Job: Can you output the material exactly as written, minus any pictures it holds?

Supplied material:
::::::

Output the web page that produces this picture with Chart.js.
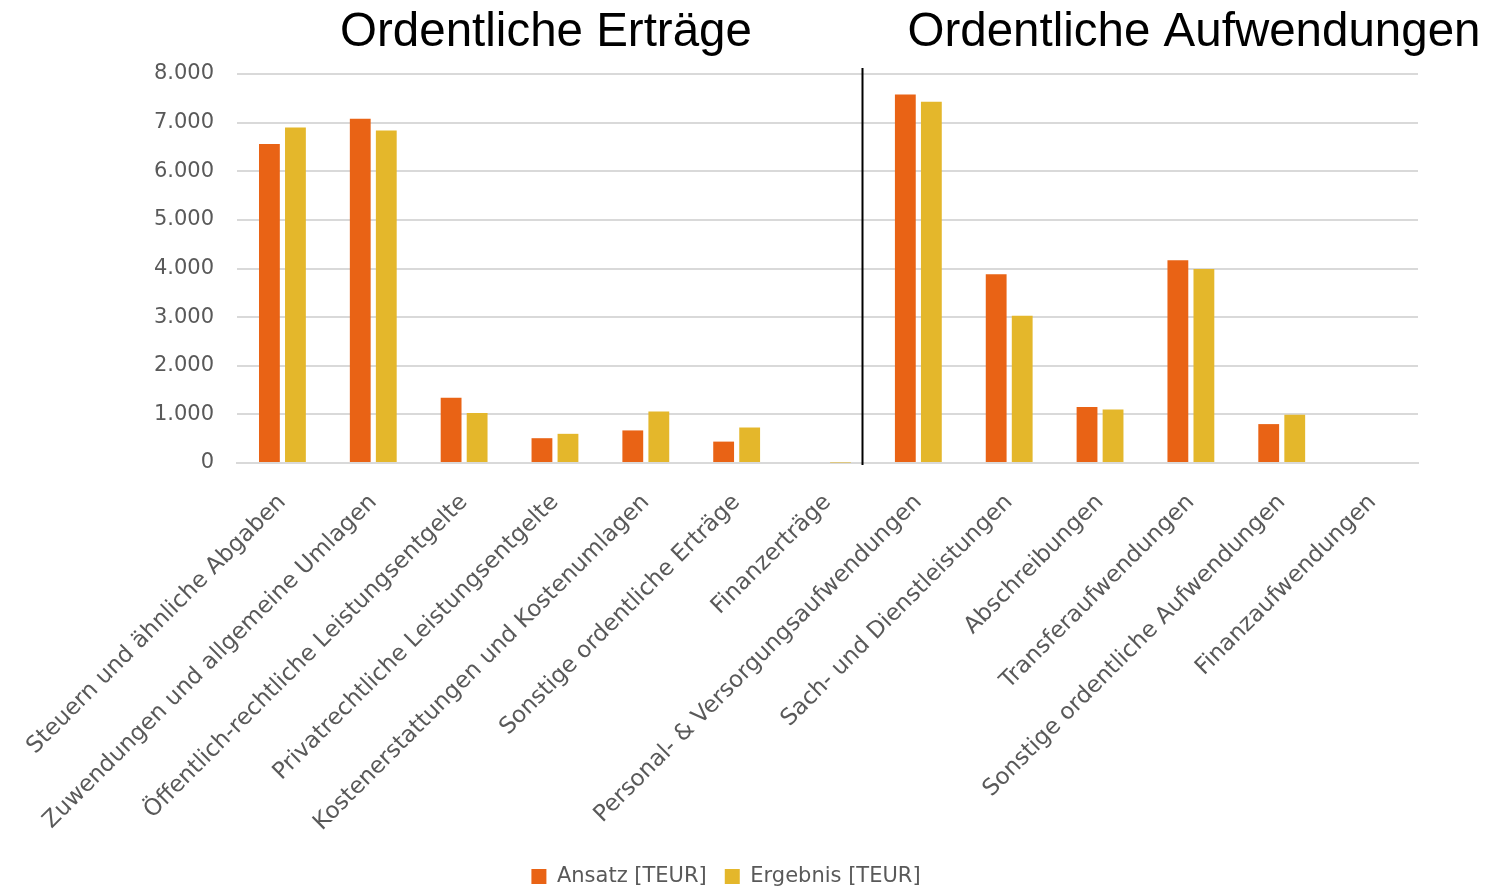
<!DOCTYPE html>
<html>
<head>
<meta charset="utf-8">
<script src="https://cdn.jsdelivr.net/npm/chart.js@4/dist/chart.umd.min.js"></script>
<style>
  html, body { margin: 0; padding: 0; background: #fff; }
  #wrap { width: 1489px; height: 890px; position: relative; }
</style>
</head>
<body>
<div id="wrap"><canvas id="chart"></canvas></div>
<script>
// categories (left part: Erträge, right part: Aufwendungen)
const categories = [
    "Steuern und ähnliche Abgaben",
    "Zuwendungen und allgemeine Umlagen",
    "Öffentlich-rechtliche Leistungsentgelte",
    "Privatrechtliche Leistungsentgelte",
    "Kostenerstattungen und Kostenumlagen",
    "Sonstige ordentliche Erträge",
    "Finanzerträge",
    "Personal- & Versorgungsaufwendungen",
    "Sach- und Dienstleistungen",
    "Abschreibungen",
    "Transferaufwendungen",
    "Sonstige ordentliche Aufwendungen",
    "Finanzaufwendungen"
];

// values in TEUR
const ansatz   = [6560, 7080, 1340, 510, 670, 440, 20, 7580, 3880, 1150, 4170, 800, 0];
const ergebnis = [6900, 6840, 1030, 600, 1060, 730, 10, 7430, 3030, 1100, 3990, 990, 0];

const seriesNames = ["Ansatz [TEUR]", "Ergebnis [TEUR]"];
const yTicks = [0, 1000, 2000, 3000, 4000, 5000, 6000, 7000, 8000];

const sectionTitles = ["Ordentliche Erträge", "Ordentliche Aufwendungen"];

const gray = "#595959";
const fontFamily = "'DejaVu Sans', sans-serif";

// titles above the two parts and the black separator line
const sectionPlugin = {
    id: "sections",
    afterDraw(chart) {
        const ctx = chart.ctx;
        const x = chart.scales.x;
        const area = chart.chartArea;
        ctx.save();
        // separator between Finanzerträge and Personalaufwendungen
        const lineX = Math.round(x.getPixelForValue(6.38)) + 0.5;
        ctx.strokeStyle = "#000";
        ctx.lineWidth = 2;
        ctx.beginPath();
        ctx.moveTo(lineX, area.top - 6);
        ctx.lineTo(lineX, area.bottom + 2);
        ctx.stroke();

        ctx.fillStyle = "#000";
        ctx.font = "47.5px 'Liberation Sans', Arial, sans-serif";
        ctx.textAlign = "center";
        ctx.textBaseline = "alphabetic";
        ctx.fillText(sectionTitles[0], 546, 46);
        ctx.fillText(sectionTitles[1], 1194, 46);
        ctx.restore();
    }
};

const ctx = document.getElementById("chart").getContext("2d");
const chart = new Chart(ctx, {
    type: "bar",
    data: {
        labels: categories,
        datasets: [
            {
                label: seriesNames[0],
                data: ansatz,
                backgroundColor: "#E96315",
                categoryPercentage: 0.573,
                barPercentage: 0.8
            },
            {
                label: seriesNames[1],
                data: ergebnis,
                backgroundColor: "#E4B72B",
                categoryPercentage: 0.573,
                barPercentage: 0.8
            }
        ]
    },
    options: {
        responsive: true,
        maintainAspectRatio: false,
        animation: false,
        layout: {
            // left padding chosen so the legend sits where it does in the original
            padding: { top: 74, right: 71, left: 34, bottom: -7 }
        },
        scales: {
            x: {
                grid: { display: false },
                border: { display: true, color: "#D9D9D9", width: 2 },
                ticks: {
                    color: gray,
                    font: { family: fontFamily, size: 23 },
                    minRotation: 45,
                    maxRotation: 45,
                    autoSkip: false,
                    padding: 18
                },
                afterFit(scale) {
                    scale.height = 385;
                }
            },
            y: {
                min: 0,
                max: 8000,
                afterBuildTicks(scale) {
                    scale.ticks = yTicks.map(v => ({ value: v }));
                },
                afterFit(scale) {
                    scale.width = 203;
                },
                grid: {
                    color: "#D9D9D9",
                    lineWidth: 2,
                    drawTicks: false
                },
                border: { display: false },
                ticks: {
                    color: gray,
                    font: { family: fontFamily, size: 21 },
                    padding: 23,
                    callback: v => v.toLocaleString("de-DE")
                }
            }
        },
        plugins: {
            legend: {
                position: "bottom",
                labels: {
                    color: gray,
                    font: { family: fontFamily, size: 21 },
                    boxWidth: 15,
                    boxHeight: 15,
                    padding: 18
                }
            },
            tooltip: { enabled: false }
        }
    },
    plugins: [sectionPlugin]
});
</script>
</body>
</html>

::::::

Finished exercise:
Output the web page that produces this picture with Chart.js.
<!DOCTYPE html>
<html>
<head>
<meta charset="utf-8">
<script src="https://cdn.jsdelivr.net/npm/chart.js@4/dist/chart.umd.min.js"></script>
<style>
  html, body { margin: 0; padding: 0; background: #fff; }
  #wrap { width: 1489px; height: 890px; position: relative; }
</style>
</head>
<body>
<div id="wrap"><canvas id="chart"></canvas></div>
<script>
// categories (left part: Erträge, right part: Aufwendungen)
const categories = [
    "Steuern und ähnliche Abgaben",
    "Zuwendungen und allgemeine Umlagen",
    "Öffentlich-rechtliche Leistungsentgelte",
    "Privatrechtliche Leistungsentgelte",
    "Kostenerstattungen und Kostenumlagen",
    "Sonstige ordentliche Erträge",
    "Finanzerträge",
    "Personal- & Versorgungsaufwendungen",
    "Sach- und Dienstleistungen",
    "Abschreibungen",
    "Transferaufwendungen",
    "Sonstige ordentliche Aufwendungen",
    "Finanzaufwendungen"
];

// values in TEUR
const ansatz   = [6560, 7080, 1340, 510, 670, 440, 20, 7580, 3880, 1150, 4170, 800, 0];
const ergebnis = [6900, 6840, 1030, 600, 1060, 730, 10, 7430, 3030, 1100, 3990, 990, 0];

const seriesNames = ["Ansatz [TEUR]", "Ergebnis [TEUR]"];
const yTicks = [0, 1000, 2000, 3000, 4000, 5000, 6000, 7000, 8000];

const sectionTitles = ["Ordentliche Erträge", "Ordentliche Aufwendungen"];

const gray = "#595959";
const fontFamily = "'DejaVu Sans', sans-serif";

// titles above the two parts and the black separator line
const sectionPlugin = {
    id: "sections",
    afterDraw(chart) {
        const ctx = chart.ctx;
        const x = chart.scales.x;
        const area = chart.chartArea;
        ctx.save();
        // separator between Finanzerträge and Personalaufwendungen
        const lineX = Math.round(x.getPixelForValue(6.38)) + 0.5;
        ctx.strokeStyle = "#000";
        ctx.lineWidth = 2;
        ctx.beginPath();
        ctx.moveTo(lineX, area.top - 6);
        ctx.lineTo(lineX, area.bottom + 2);
        ctx.stroke();

        ctx.fillStyle = "#000";
        ctx.font = "47.5px 'Liberation Sans', Arial, sans-serif";
        ctx.textAlign = "center";
        ctx.textBaseline = "alphabetic";
        ctx.fillText(sectionTitles[0], 546, 46);
        ctx.fillText(sectionTitles[1], 1194, 46);
        ctx.restore();
    }
};

const ctx = document.getElementById("chart").getContext("2d");
const chart = new Chart(ctx, {
    type: "bar",
    data: {
        labels: categories,
        datasets: [
            {
                label: seriesNames[0],
                data: ansatz,
                backgroundColor: "#E96315",
                categoryPercentage: 0.573,
                barPercentage: 0.8
            },
            {
                label: seriesNames[1],
                data: ergebnis,
                backgroundColor: "#E4B72B",
                categoryPercentage: 0.573,
                barPercentage: 0.8
            }
        ]
    },
    options: {
        responsive: true,
        maintainAspectRatio: false,
        animation: false,
        layout: {
            // left padding chosen so the legend sits where it does in the original
            padding: { top: 74, right: 71, left: 34, bottom: -7 }
        },
        scales: {
            x: {
                grid: { display: false },
                border: { display: true, color: "#D9D9D9", width: 2 },
                ticks: {
                    color: gray,
                    font: { family: fontFamily, size: 23 },
                    minRotation: 45,
                    maxRotation: 45,
                    autoSkip: false,
                    padding: 18
                },
                afterFit(scale) {
                    scale.height = 385;
                }
            },
            y: {
                min: 0,
                max: 8000,
                afterBuildTicks(scale) {
                    scale.ticks = yTicks.map(v => ({ value: v }));
                },
                afterFit(scale) {
                    scale.width = 203;
                },
                grid: {
                    color: "#D9D9D9",
                    lineWidth: 2,
                    drawTicks: false
                },
                border: { display: false },
                ticks: {
                    color: gray,
                    font: { family: fontFamily, size: 21 },
                    padding: 23,
                    callback: v => v.toLocaleString("de-DE")
                }
            }
        },
        plugins: {
            legend: {
                position: "bottom",
                labels: {
                    color: gray,
                    font: { family: fontFamily, size: 21 },
                    boxWidth: 15,
                    boxHeight: 15,
                    padding: 18
                }
            },
            tooltip: { enabled: false }
        }
    },
    plugins: [sectionPlugin]
});
</script>
</body>
</html>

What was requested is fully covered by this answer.